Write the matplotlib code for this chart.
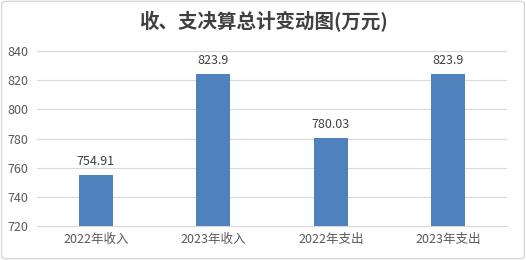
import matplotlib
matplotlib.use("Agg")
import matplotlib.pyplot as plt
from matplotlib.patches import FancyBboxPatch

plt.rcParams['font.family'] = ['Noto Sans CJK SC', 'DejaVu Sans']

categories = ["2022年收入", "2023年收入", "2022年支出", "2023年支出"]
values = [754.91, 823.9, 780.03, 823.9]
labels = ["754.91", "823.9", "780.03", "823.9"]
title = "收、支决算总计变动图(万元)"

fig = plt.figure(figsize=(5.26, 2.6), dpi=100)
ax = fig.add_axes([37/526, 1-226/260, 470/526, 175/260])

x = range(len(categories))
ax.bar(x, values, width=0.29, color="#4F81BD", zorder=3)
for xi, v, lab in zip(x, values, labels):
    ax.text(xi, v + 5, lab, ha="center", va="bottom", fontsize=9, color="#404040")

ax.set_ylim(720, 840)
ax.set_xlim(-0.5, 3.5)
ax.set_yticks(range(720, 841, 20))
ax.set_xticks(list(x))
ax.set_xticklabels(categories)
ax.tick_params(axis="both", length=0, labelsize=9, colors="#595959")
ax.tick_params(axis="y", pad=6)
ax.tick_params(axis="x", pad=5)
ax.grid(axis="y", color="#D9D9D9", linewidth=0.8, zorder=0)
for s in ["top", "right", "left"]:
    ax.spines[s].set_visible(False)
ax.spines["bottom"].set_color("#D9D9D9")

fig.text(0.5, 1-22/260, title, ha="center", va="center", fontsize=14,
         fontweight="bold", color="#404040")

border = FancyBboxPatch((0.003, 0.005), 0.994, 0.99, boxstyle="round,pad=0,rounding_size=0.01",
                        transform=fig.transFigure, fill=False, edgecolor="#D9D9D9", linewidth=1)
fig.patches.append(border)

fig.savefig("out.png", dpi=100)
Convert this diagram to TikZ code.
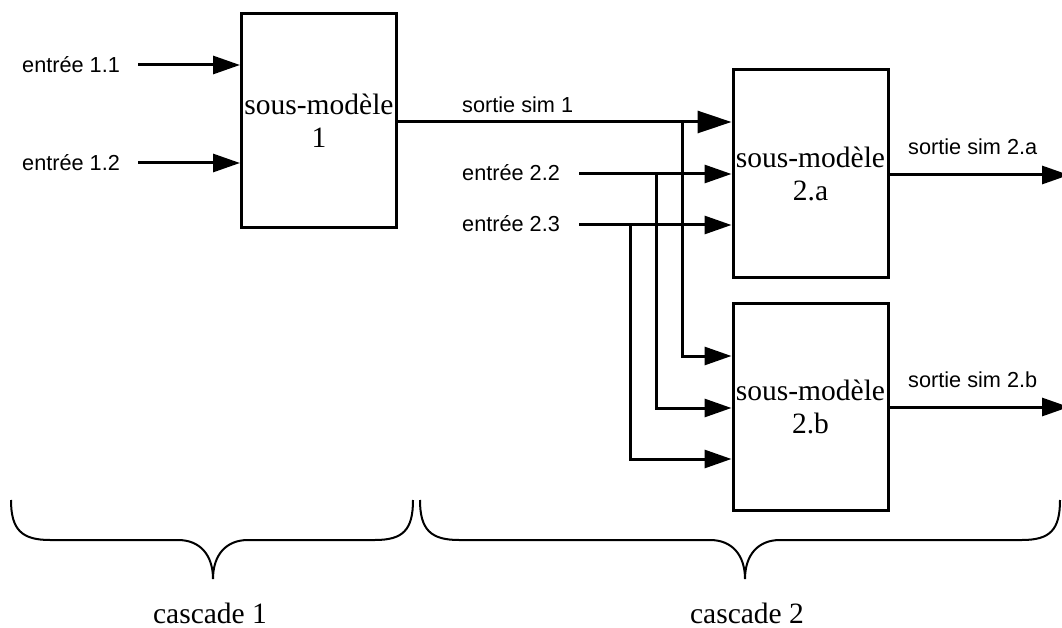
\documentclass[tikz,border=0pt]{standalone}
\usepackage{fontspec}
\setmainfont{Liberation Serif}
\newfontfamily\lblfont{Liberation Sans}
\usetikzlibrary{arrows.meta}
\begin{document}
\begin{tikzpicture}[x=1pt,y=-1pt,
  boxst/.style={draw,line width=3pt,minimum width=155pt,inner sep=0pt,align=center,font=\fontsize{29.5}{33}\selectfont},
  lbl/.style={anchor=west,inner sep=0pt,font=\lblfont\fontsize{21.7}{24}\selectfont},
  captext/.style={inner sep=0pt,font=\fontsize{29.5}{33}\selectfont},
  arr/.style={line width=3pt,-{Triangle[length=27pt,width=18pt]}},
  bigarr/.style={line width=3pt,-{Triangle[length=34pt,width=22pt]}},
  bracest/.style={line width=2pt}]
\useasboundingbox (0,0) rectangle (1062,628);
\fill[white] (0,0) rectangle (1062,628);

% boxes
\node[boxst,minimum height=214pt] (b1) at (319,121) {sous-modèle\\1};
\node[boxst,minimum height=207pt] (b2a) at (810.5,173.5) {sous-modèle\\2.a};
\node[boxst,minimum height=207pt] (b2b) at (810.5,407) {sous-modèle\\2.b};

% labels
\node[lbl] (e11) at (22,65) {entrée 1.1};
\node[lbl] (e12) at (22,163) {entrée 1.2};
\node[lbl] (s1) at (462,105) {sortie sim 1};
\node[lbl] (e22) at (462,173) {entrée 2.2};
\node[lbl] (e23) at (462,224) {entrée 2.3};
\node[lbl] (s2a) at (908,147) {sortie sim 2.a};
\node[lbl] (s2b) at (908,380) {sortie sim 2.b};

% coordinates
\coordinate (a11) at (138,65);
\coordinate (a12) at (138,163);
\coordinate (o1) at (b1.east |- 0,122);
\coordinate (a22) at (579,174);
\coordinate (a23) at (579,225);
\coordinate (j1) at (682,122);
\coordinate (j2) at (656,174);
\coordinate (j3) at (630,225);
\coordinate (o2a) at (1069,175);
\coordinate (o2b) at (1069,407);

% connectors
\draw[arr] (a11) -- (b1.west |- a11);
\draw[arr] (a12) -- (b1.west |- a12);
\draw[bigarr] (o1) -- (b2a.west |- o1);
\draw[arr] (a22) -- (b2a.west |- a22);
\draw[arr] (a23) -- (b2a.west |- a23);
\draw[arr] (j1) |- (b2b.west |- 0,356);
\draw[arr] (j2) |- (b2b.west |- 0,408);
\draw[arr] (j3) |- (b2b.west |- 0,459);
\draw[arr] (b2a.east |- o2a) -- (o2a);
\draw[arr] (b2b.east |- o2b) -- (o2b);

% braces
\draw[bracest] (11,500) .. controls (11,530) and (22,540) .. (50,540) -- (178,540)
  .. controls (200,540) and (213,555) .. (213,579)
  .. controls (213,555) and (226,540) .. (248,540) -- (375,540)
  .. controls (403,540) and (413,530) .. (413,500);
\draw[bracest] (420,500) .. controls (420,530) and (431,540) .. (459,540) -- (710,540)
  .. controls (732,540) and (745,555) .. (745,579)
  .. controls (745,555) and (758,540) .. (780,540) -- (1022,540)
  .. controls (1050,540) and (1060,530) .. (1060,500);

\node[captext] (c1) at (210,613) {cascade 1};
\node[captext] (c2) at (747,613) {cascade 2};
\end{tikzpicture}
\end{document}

**PROBLEM TO WORK ON**
Each record above should be copied character for character, with pictures dropped.

**TASK RESULT**
Write the matplotlib code for this chart.
import matplotlib
matplotlib.use("Agg")
import matplotlib.pyplot as plt
from matplotlib.patches import FancyBboxPatch

plt.rcParams['font.family'] = ['Noto Sans CJK SC', 'DejaVu Sans']

categories = ["2022年收入", "2023年收入", "2022年支出", "2023年支出"]
values = [754.91, 823.9, 780.03, 823.9]
labels = ["754.91", "823.9", "780.03", "823.9"]
title = "收、支决算总计变动图(万元)"

fig = plt.figure(figsize=(5.26, 2.6), dpi=100)
ax = fig.add_axes([37/526, 1-226/260, 470/526, 175/260])

x = range(len(categories))
ax.bar(x, values, width=0.29, color="#4F81BD", zorder=3)
for xi, v, lab in zip(x, values, labels):
    ax.text(xi, v + 5, lab, ha="center", va="bottom", fontsize=9, color="#404040")

ax.set_ylim(720, 840)
ax.set_xlim(-0.5, 3.5)
ax.set_yticks(range(720, 841, 20))
ax.set_xticks(list(x))
ax.set_xticklabels(categories)
ax.tick_params(axis="both", length=0, labelsize=9, colors="#595959")
ax.tick_params(axis="y", pad=6)
ax.tick_params(axis="x", pad=5)
ax.grid(axis="y", color="#D9D9D9", linewidth=0.8, zorder=0)
for s in ["top", "right", "left"]:
    ax.spines[s].set_visible(False)
ax.spines["bottom"].set_color("#D9D9D9")

fig.text(0.5, 1-22/260, title, ha="center", va="center", fontsize=14,
         fontweight="bold", color="#404040")

border = FancyBboxPatch((0.003, 0.005), 0.994, 0.99, boxstyle="round,pad=0,rounding_size=0.01",
                        transform=fig.transFigure, fill=False, edgecolor="#D9D9D9", linewidth=1)
fig.patches.append(border)

fig.savefig("out.png", dpi=100)
Convert this diagram to TikZ code.
\documentclass[tikz,border=0pt]{standalone}
\usepackage{fontspec}
\setmainfont{Liberation Serif}
\newfontfamily\lblfont{Liberation Sans}
\usetikzlibrary{arrows.meta}
\begin{document}
\begin{tikzpicture}[x=1pt,y=-1pt,
  boxst/.style={draw,line width=3pt,minimum width=155pt,inner sep=0pt,align=center,font=\fontsize{29.5}{33}\selectfont},
  lbl/.style={anchor=west,inner sep=0pt,font=\lblfont\fontsize{21.7}{24}\selectfont},
  captext/.style={inner sep=0pt,font=\fontsize{29.5}{33}\selectfont},
  arr/.style={line width=3pt,-{Triangle[length=27pt,width=18pt]}},
  bigarr/.style={line width=3pt,-{Triangle[length=34pt,width=22pt]}},
  bracest/.style={line width=2pt}]
\useasboundingbox (0,0) rectangle (1062,628);
\fill[white] (0,0) rectangle (1062,628);

% boxes
\node[boxst,minimum height=214pt] (b1) at (319,121) {sous-modèle\\1};
\node[boxst,minimum height=207pt] (b2a) at (810.5,173.5) {sous-modèle\\2.a};
\node[boxst,minimum height=207pt] (b2b) at (810.5,407) {sous-modèle\\2.b};

% labels
\node[lbl] (e11) at (22,65) {entrée 1.1};
\node[lbl] (e12) at (22,163) {entrée 1.2};
\node[lbl] (s1) at (462,105) {sortie sim 1};
\node[lbl] (e22) at (462,173) {entrée 2.2};
\node[lbl] (e23) at (462,224) {entrée 2.3};
\node[lbl] (s2a) at (908,147) {sortie sim 2.a};
\node[lbl] (s2b) at (908,380) {sortie sim 2.b};

% coordinates
\coordinate (a11) at (138,65);
\coordinate (a12) at (138,163);
\coordinate (o1) at (b1.east |- 0,122);
\coordinate (a22) at (579,174);
\coordinate (a23) at (579,225);
\coordinate (j1) at (682,122);
\coordinate (j2) at (656,174);
\coordinate (j3) at (630,225);
\coordinate (o2a) at (1069,175);
\coordinate (o2b) at (1069,407);

% connectors
\draw[arr] (a11) -- (b1.west |- a11);
\draw[arr] (a12) -- (b1.west |- a12);
\draw[bigarr] (o1) -- (b2a.west |- o1);
\draw[arr] (a22) -- (b2a.west |- a22);
\draw[arr] (a23) -- (b2a.west |- a23);
\draw[arr] (j1) |- (b2b.west |- 0,356);
\draw[arr] (j2) |- (b2b.west |- 0,408);
\draw[arr] (j3) |- (b2b.west |- 0,459);
\draw[arr] (b2a.east |- o2a) -- (o2a);
\draw[arr] (b2b.east |- o2b) -- (o2b);

% braces
\draw[bracest] (11,500) .. controls (11,530) and (22,540) .. (50,540) -- (178,540)
  .. controls (200,540) and (213,555) .. (213,579)
  .. controls (213,555) and (226,540) .. (248,540) -- (375,540)
  .. controls (403,540) and (413,530) .. (413,500);
\draw[bracest] (420,500) .. controls (420,530) and (431,540) .. (459,540) -- (710,540)
  .. controls (732,540) and (745,555) .. (745,579)
  .. controls (745,555) and (758,540) .. (780,540) -- (1022,540)
  .. controls (1050,540) and (1060,530) .. (1060,500);

\node[captext] (c1) at (210,613) {cascade 1};
\node[captext] (c2) at (747,613) {cascade 2};
\end{tikzpicture}
\end{document}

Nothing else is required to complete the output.